What is the difference between an annuity and life insurance?
Life insurance pays a death benefit when you die (protecting against dying too soon). An annuity pays while you live (protecting against living too long and outliving your money). Both are insurance products issued by life insurance companies, but they solve opposite problems. Some products blend both (variable universal life, annuity death benefit riders).
Can you lose money in an annuity?
In a fixed annuity: No, if the insurer remains solvent (state guaranty associations typically protect up to $250K). In a variable annuity: Yes, if the sub-accounts (mutual fund equivalents) decline in value. In a fixed indexed annuity: Generally no on principal, but you may earn 0% in a bad year due to the floor.
What is a GLWB rider on an annuity?
A Guaranteed Lifetime Withdrawal Benefit (GLWB) rider allows you to withdraw a set percentage (typically 4–6%) of a guaranteed base amount annually for life, even if the account value drops to zero. It provides income protection while maintaining investment exposure. GLWB riders typically cost 0.5–1.5%/year — valuable if you fear outliving your assets, but expensive for those who don't need the guarantee.
How are annuity payments taxed?
Taxation depends on how the annuity was funded. If purchased with after-tax money (non-qualified), only the earnings portion of each payment is taxable (the "exclusion ratio" determines what portion is return of principal). If purchased with pre-tax money in an IRA or 403(b) (qualified), all payments are fully taxable as ordinary income. Annuities do NOT benefit from preferential capital gains rates.
What is the rule of 72 for annuities?
The rule of 72 is a quick doubling time estimate: divide 72 by the interest rate to find years to double. At 6% interest, money doubles in 72/6 = 12 years. For annuity accumulation, this helps estimate how your contributions grow. A $50,000 annuity at 6% grows to ~$100,000 in 12 years (without additional contributions).
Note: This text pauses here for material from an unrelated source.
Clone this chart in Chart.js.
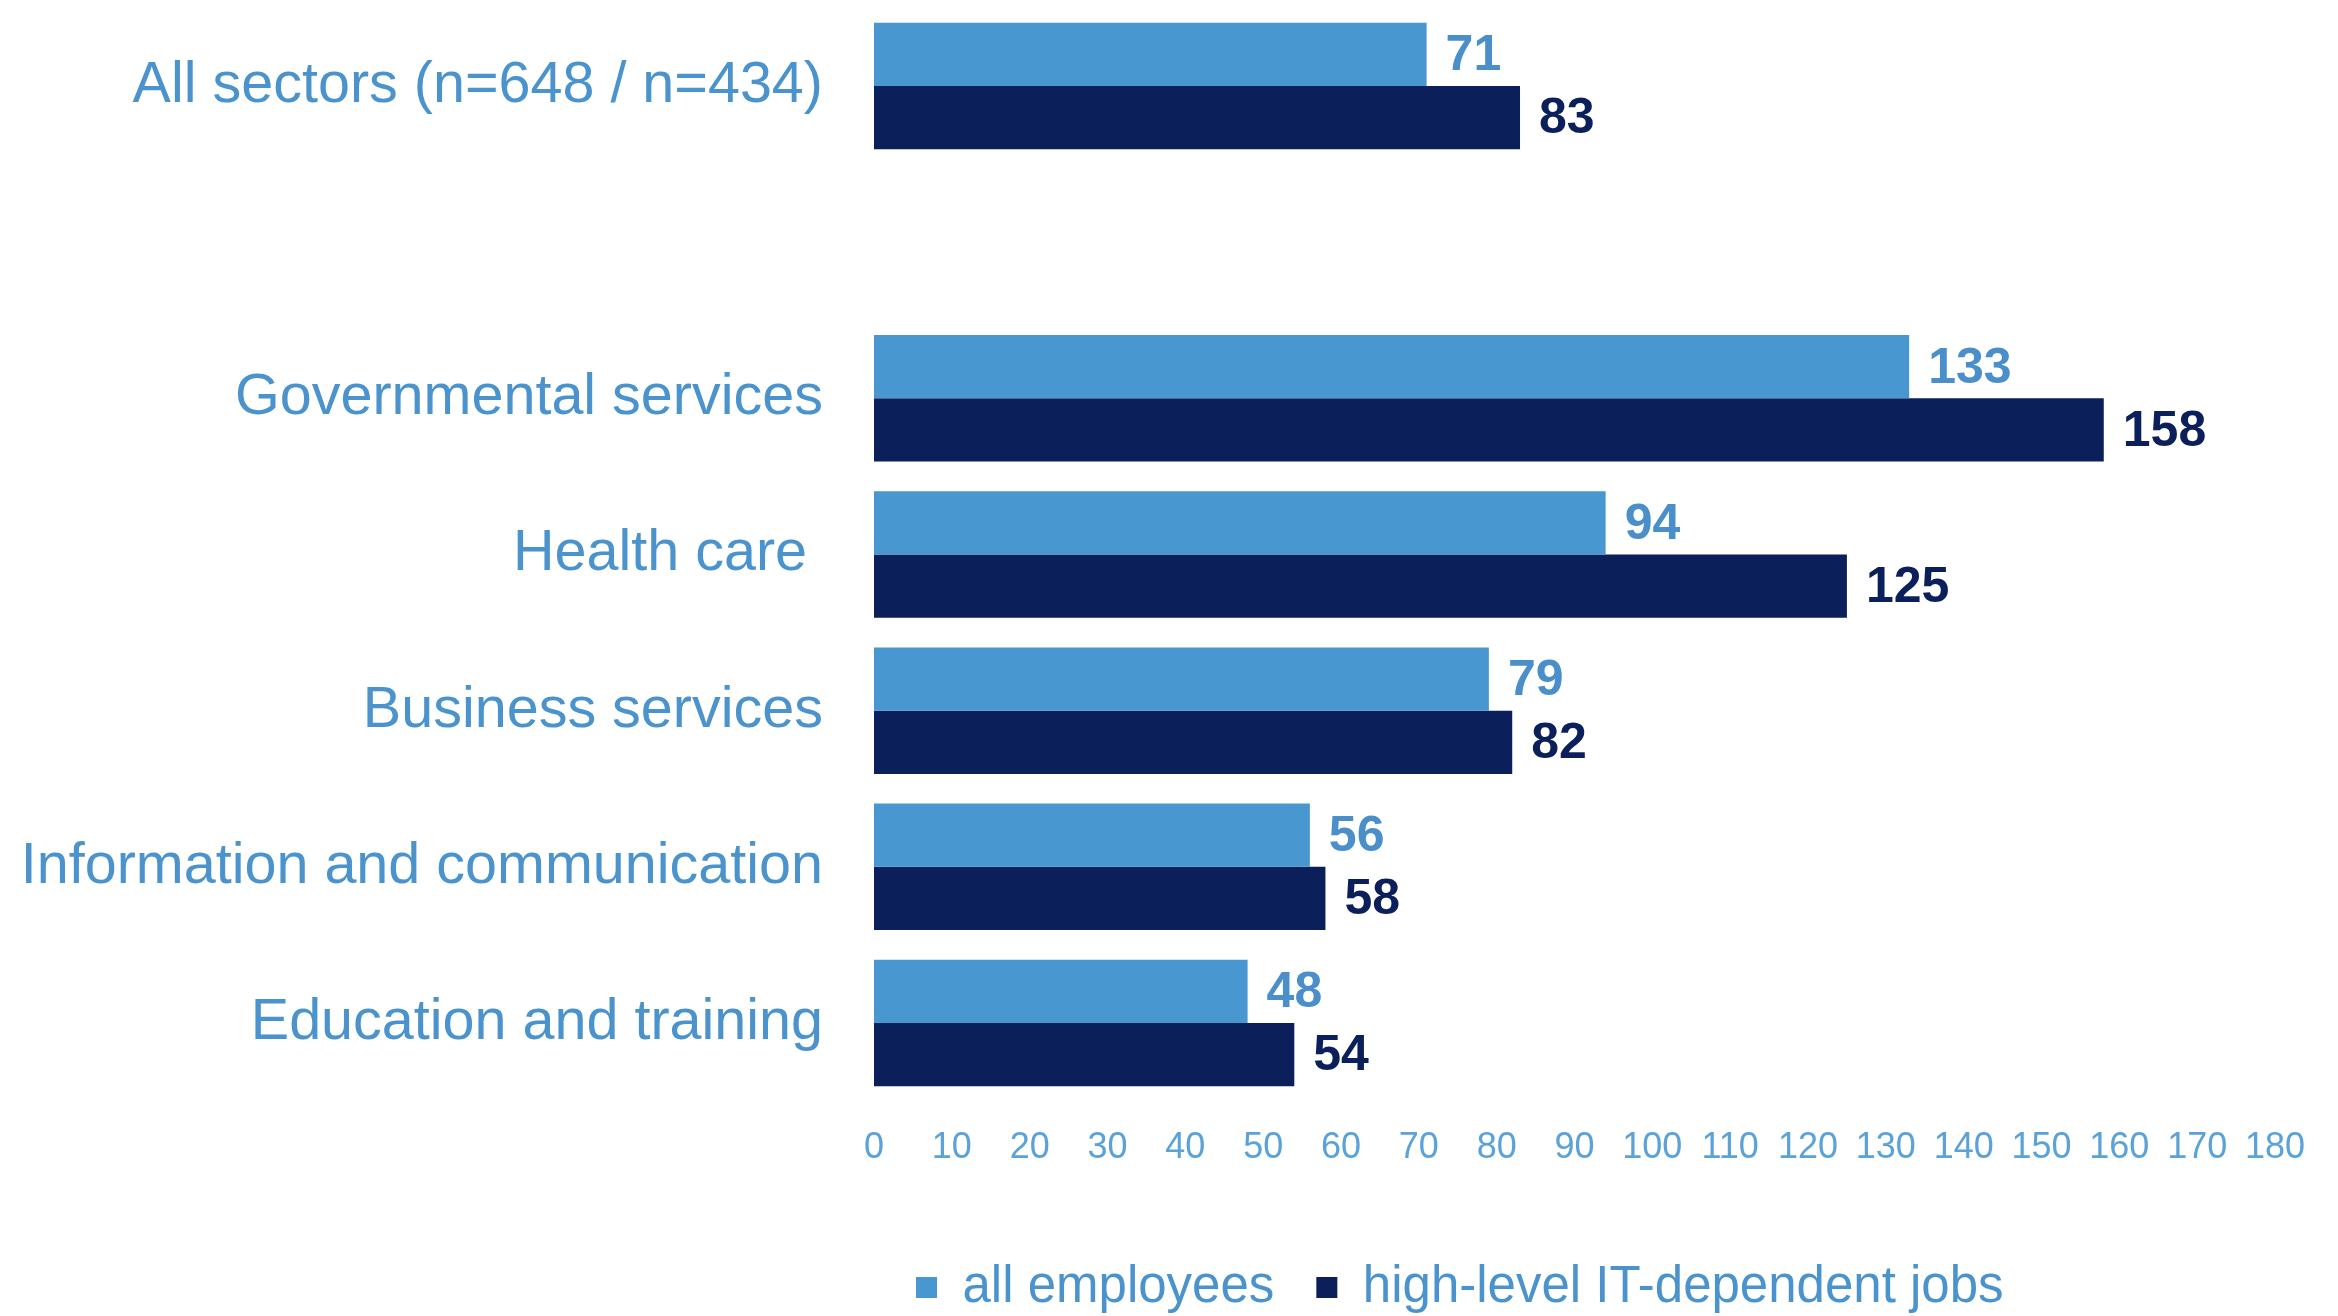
<!DOCTYPE html>
<html>
<head>
<meta charset="utf-8">
<script src="https://cdn.jsdelivr.net/npm/chart.js@4.4.1/dist/chart.umd.min.js"></script>
<style>
  html, body { margin: 0; padding: 0; background: #fff; }
  #wrap { width: 2338px; height: 1316px; }
</style>
</head>
<body>
<div id="wrap"><canvas id="sectorChart" width="2338" height="1316"></canvas></div>
<script>
// sectors, top to bottom (empty one makes the gap under "All sectors")
const sectors = [
  "All sectors (n=648 / n=434)",
  "",
  "Governmental services",
  "Health care ",
  "Business services",
  "Information and communication",
  "Education and training"
];
const allEmployees = [71, null, 133, 94, 79, 56, 48];
const itJobs = [83, null, 158, 125, 82, 58, 54];
const xTicks = [0, 10, 20, 30, 40, 50, 60, 70, 80, 90, 100, 110, 120, 130, 140, 150, 160, 170, 180];

const lightBlue = "#4897d0";
const navy = "#0b1f5a";
const textBlue = "#4a93cd";
const fontFam = "'Liberation Sans', Arial, Helvetica, sans-serif";

// value labels at the end of every bar
const barValues = {
  id: "barValues",
  afterDatasetsDraw(chart) {
    const ctx = chart.ctx;
    ctx.save();
    ctx.font = "bold 50px " + fontFam;
    ctx.textAlign = "left";
    ctx.textBaseline = "middle";
    chart.data.datasets.forEach((ds, i) => {
      const meta = chart.getDatasetMeta(i);
      ctx.fillStyle = i === 0 ? "#4a8fca" : navy;
      meta.data.forEach((bar, j) => {
        const v = ds.data[j];
        if (v == null) return;
        ctx.fillText(String(v), bar.x + 19, bar.y + 2);
      });
    });
    ctx.restore();
  }
};

new Chart(document.getElementById("sectorChart"), {
  type: "bar",
  data: {
    labels: sectors,
    datasets: [
      {
        label: "all employees",
        data: allEmployees,
        backgroundColor: lightBlue,
        barPercentage: 1,
        categoryPercentage: 0.81
      },
      {
        label: "high-level IT-dependent jobs",
        data: itJobs,
        backgroundColor: navy,
        barPercentage: 1,
        categoryPercentage: 0.81
      }
    ]
  },
  options: {
    indexAxis: "y",
    responsive: false,
    animation: false,
    devicePixelRatio: 1,
    layout: { padding: { top: 8, right: 63, left: 0, bottom: -7 } },
    scales: {
      x: {
        min: 0,
        max: 180,
        afterBuildTicks: (scale) => {
          scale.ticks = xTicks.map(v => ({ value: v }));
        },
        afterFit: (scale) => {
          scale.height = 119;
          scale.paddingLeft = 0;
          scale.paddingRight = 0;
        },
        grid: { display: false, drawTicks: false },
        border: { display: false },
        ticks: {
          color: "#5aa2d8",
          padding: 25,
          font: { family: fontFam, size: 36 },
          maxRotation: 0,
          autoSkip: false
        }
      },
      y: {
        afterFit: (scale) => {
          scale.width = 874;
          scale.paddingTop = 0;
          scale.paddingBottom = 0;
        },
        grid: { display: false, drawTicks: false },
        border: { display: false },
        ticks: {
          color: textBlue,
          padding: 51,
          font: { family: fontFam, size: 57.5 },
          autoSkip: false
        }
      }
    },
    plugins: {
      tooltip: { enabled: false },
      legend: {
        position: "bottom",
        align: "start",
        fullSize: false,
        labels: {
          color: textBlue,
          boxWidth: 21,
          boxHeight: 21,
          padding: 42,
          font: { family: fontFam, size: 51 }
        }
      }
    }
  },
  plugins: [barValues]
});
</script>
</body>
</html>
Can I cash out an annuity early?
Yes, but with costs. Surrender charges (typically 7–10% declining over 7–10 years) apply to early withdrawals. Additionally, if under age 59½, the IRS charges a 10% early withdrawal penalty on gains, plus ordinary income tax on those gains. Most annuities allow 10% free withdrawals annually without surrender charges. Early surrender of a new annuity can result in losing 7–15% immediately.